**GIVEN PROBLEM:**
List each line in which the string "this" appears.
BEGIN DATASET SECTION
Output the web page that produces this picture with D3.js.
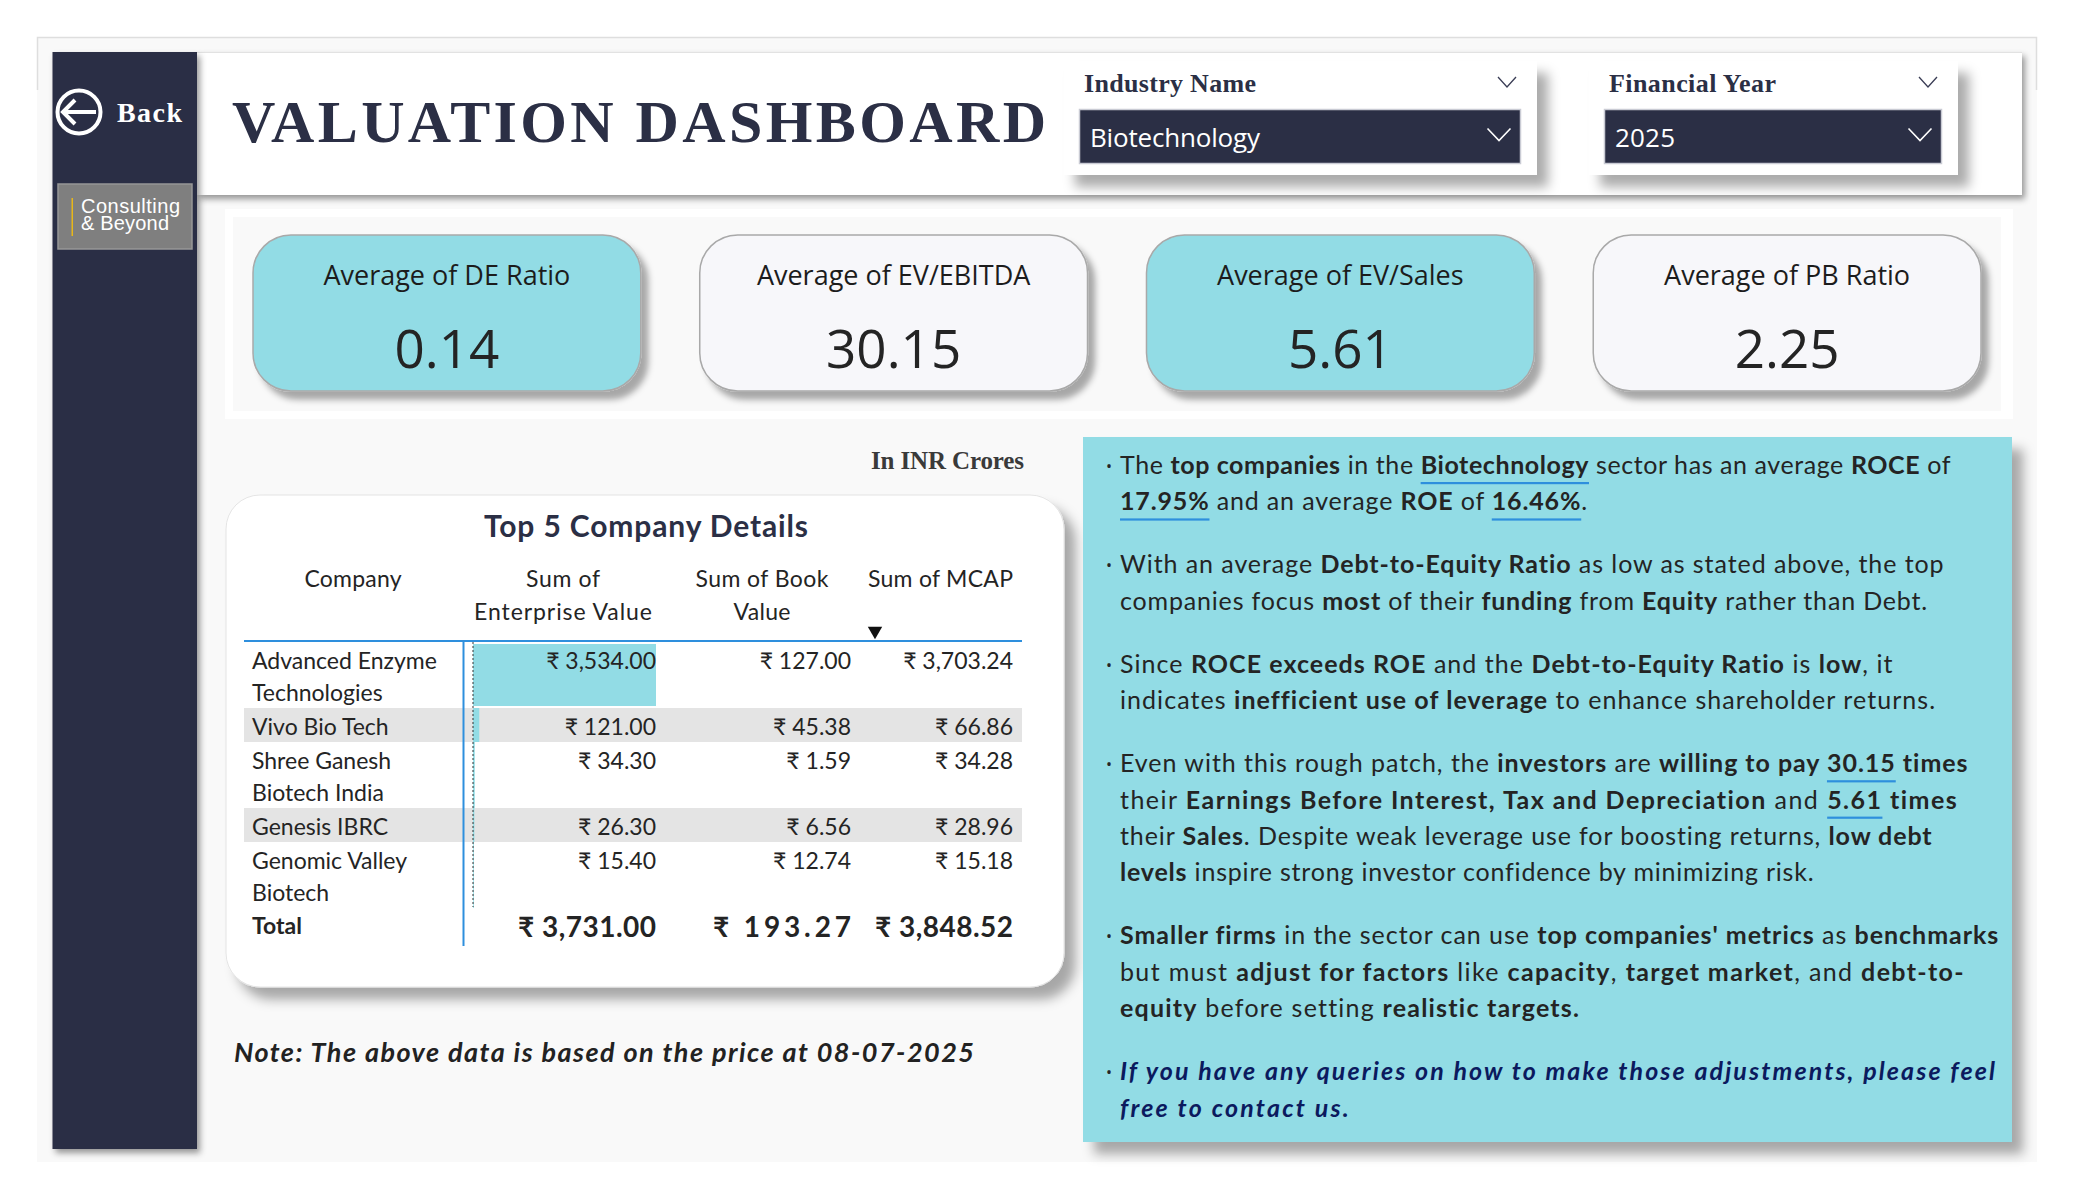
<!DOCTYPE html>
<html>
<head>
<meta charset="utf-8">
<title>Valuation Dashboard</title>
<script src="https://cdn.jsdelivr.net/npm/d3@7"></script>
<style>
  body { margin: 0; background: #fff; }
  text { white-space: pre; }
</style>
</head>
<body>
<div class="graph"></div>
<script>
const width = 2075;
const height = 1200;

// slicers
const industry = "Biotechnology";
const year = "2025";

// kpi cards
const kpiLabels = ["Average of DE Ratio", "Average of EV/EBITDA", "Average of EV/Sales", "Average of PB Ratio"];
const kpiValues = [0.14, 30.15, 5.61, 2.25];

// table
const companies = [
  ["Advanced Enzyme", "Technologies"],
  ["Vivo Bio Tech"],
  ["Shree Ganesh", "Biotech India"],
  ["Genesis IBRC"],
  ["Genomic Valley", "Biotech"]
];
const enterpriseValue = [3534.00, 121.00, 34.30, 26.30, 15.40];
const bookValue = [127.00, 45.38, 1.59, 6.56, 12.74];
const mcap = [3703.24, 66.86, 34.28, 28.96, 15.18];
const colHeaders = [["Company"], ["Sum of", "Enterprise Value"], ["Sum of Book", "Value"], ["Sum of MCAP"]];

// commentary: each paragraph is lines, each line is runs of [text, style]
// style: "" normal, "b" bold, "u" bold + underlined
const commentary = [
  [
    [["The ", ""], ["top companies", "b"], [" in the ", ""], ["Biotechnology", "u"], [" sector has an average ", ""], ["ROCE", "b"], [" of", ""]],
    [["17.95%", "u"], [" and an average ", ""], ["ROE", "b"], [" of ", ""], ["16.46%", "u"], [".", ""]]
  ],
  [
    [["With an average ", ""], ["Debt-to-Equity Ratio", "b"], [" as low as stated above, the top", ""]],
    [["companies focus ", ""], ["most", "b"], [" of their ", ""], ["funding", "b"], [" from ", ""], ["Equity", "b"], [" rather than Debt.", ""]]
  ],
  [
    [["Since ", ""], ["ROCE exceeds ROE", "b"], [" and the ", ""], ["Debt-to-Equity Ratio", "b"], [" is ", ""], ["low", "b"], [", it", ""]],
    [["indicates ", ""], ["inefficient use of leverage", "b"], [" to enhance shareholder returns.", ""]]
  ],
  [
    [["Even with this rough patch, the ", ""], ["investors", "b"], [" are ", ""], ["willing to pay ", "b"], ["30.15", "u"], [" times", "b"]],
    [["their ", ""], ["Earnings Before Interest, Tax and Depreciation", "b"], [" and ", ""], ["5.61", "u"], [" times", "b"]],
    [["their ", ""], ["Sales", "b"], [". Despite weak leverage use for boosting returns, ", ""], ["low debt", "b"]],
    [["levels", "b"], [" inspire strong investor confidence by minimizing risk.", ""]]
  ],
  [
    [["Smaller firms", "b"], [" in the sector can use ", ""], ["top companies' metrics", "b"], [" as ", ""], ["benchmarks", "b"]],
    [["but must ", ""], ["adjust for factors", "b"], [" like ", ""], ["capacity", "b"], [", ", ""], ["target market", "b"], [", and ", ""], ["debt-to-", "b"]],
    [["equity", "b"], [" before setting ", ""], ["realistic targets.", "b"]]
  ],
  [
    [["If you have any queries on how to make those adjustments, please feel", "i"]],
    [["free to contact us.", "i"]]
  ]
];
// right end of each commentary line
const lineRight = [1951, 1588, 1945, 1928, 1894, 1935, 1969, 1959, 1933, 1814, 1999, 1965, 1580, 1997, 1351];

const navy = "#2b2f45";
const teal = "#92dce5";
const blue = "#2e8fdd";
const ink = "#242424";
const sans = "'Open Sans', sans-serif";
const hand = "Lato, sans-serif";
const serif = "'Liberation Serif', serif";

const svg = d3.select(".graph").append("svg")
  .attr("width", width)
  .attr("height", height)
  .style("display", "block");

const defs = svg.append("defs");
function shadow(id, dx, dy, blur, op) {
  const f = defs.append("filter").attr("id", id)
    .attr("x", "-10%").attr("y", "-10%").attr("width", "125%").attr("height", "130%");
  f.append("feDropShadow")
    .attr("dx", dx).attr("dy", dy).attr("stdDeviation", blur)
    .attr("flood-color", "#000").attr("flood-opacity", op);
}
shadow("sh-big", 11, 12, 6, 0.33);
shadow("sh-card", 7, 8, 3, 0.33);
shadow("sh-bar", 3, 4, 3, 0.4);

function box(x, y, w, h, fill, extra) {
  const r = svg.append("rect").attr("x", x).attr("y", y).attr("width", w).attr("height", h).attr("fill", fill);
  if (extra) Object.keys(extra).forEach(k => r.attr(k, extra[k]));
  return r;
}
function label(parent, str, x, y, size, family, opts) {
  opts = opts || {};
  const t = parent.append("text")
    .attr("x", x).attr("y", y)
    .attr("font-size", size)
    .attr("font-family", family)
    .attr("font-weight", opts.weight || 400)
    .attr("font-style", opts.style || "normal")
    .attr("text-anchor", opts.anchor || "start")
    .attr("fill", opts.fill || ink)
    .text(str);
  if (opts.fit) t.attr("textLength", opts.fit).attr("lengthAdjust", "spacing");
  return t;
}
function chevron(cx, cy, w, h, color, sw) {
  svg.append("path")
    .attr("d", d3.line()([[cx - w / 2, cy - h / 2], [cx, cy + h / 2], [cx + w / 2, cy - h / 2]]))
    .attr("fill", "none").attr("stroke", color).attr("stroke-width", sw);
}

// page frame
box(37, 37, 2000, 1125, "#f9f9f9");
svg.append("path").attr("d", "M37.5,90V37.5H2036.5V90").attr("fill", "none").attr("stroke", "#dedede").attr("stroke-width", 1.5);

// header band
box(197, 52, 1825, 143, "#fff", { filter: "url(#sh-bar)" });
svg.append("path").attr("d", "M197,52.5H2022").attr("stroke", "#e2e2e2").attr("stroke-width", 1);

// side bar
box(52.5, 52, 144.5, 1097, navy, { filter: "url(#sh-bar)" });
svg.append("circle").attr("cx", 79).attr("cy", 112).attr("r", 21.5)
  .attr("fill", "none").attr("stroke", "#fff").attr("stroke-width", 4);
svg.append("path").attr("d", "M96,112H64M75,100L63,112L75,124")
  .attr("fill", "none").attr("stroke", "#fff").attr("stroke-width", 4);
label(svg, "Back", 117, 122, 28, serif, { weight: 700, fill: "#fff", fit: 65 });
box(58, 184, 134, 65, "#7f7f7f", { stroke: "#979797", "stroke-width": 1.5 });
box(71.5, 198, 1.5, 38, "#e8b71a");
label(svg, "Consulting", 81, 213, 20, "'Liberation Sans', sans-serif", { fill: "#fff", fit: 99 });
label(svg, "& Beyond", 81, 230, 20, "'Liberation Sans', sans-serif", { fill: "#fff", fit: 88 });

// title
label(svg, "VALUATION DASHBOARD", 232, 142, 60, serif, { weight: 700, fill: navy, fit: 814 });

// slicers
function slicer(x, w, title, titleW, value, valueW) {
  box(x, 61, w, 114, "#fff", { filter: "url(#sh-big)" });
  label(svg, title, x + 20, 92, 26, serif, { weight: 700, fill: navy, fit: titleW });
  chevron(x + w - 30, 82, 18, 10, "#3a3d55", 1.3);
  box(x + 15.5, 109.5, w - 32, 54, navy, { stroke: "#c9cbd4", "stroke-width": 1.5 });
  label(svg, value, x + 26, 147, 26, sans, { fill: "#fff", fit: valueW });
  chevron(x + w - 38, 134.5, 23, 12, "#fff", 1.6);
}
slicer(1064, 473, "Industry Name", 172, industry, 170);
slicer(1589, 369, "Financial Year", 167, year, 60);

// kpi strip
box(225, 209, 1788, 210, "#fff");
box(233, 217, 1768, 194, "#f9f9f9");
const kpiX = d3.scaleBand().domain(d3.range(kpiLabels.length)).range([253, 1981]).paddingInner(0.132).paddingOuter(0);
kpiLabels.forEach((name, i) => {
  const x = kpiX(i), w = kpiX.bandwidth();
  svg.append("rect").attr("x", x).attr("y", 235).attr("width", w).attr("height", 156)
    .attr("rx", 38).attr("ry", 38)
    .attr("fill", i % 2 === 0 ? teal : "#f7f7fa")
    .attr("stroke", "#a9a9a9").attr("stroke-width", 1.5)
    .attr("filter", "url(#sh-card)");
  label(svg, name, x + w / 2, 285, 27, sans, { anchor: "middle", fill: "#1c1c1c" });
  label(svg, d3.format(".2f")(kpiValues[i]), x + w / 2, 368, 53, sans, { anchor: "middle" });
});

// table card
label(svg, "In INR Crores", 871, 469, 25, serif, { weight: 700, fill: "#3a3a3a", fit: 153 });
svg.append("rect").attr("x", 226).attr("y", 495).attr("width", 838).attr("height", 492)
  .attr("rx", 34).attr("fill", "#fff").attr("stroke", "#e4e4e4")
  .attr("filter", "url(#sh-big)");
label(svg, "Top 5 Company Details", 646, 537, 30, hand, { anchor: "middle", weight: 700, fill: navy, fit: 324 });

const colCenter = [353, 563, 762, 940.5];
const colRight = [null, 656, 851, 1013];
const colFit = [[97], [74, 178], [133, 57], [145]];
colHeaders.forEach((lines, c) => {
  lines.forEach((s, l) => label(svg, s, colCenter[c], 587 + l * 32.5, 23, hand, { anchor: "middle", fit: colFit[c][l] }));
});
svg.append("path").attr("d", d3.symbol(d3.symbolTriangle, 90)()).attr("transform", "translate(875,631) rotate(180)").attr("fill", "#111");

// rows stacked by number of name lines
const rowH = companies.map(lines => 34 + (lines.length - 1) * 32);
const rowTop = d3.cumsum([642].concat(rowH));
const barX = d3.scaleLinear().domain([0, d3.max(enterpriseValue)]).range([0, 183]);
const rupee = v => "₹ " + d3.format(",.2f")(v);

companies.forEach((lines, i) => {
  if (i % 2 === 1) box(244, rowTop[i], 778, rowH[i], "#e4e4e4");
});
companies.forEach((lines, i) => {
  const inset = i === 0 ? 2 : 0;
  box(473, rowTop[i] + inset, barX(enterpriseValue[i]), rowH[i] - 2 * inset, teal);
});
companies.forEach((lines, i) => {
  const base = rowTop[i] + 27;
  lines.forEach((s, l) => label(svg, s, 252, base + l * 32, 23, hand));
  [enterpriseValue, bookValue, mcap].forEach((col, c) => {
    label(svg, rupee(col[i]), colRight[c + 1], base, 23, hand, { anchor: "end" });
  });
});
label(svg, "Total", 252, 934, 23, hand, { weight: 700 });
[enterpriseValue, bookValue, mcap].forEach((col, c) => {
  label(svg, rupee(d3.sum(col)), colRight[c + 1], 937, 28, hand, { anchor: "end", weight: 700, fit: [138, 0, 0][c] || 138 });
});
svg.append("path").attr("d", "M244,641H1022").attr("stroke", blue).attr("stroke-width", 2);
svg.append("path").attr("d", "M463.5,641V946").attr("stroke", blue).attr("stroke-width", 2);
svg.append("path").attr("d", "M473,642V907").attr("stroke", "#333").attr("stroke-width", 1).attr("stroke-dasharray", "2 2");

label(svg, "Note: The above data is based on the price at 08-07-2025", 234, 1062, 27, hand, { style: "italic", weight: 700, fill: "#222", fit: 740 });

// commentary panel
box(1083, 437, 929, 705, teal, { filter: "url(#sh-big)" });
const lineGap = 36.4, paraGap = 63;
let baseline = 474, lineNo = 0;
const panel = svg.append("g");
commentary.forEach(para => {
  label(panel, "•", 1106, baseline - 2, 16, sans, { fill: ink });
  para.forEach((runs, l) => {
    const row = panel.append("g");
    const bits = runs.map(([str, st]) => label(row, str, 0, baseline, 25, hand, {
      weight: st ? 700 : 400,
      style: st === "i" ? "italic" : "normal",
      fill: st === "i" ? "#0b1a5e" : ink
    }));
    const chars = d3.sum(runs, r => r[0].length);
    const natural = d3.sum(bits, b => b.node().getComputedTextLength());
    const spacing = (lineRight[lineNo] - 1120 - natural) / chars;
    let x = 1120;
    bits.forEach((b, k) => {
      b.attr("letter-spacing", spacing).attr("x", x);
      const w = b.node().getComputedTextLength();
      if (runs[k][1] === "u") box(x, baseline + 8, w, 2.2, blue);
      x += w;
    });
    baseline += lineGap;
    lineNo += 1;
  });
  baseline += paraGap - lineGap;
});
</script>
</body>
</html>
END DATASET SECTION
**OUTPUT OF THE TASK:**
Output the web page that produces this picture with D3.js.
    [["Even with this rough patch, the ", ""], ["investors", "b"], [" are ", ""], ["willing to pay ", "b"], ["30.15", "u"], [" times", "b"]],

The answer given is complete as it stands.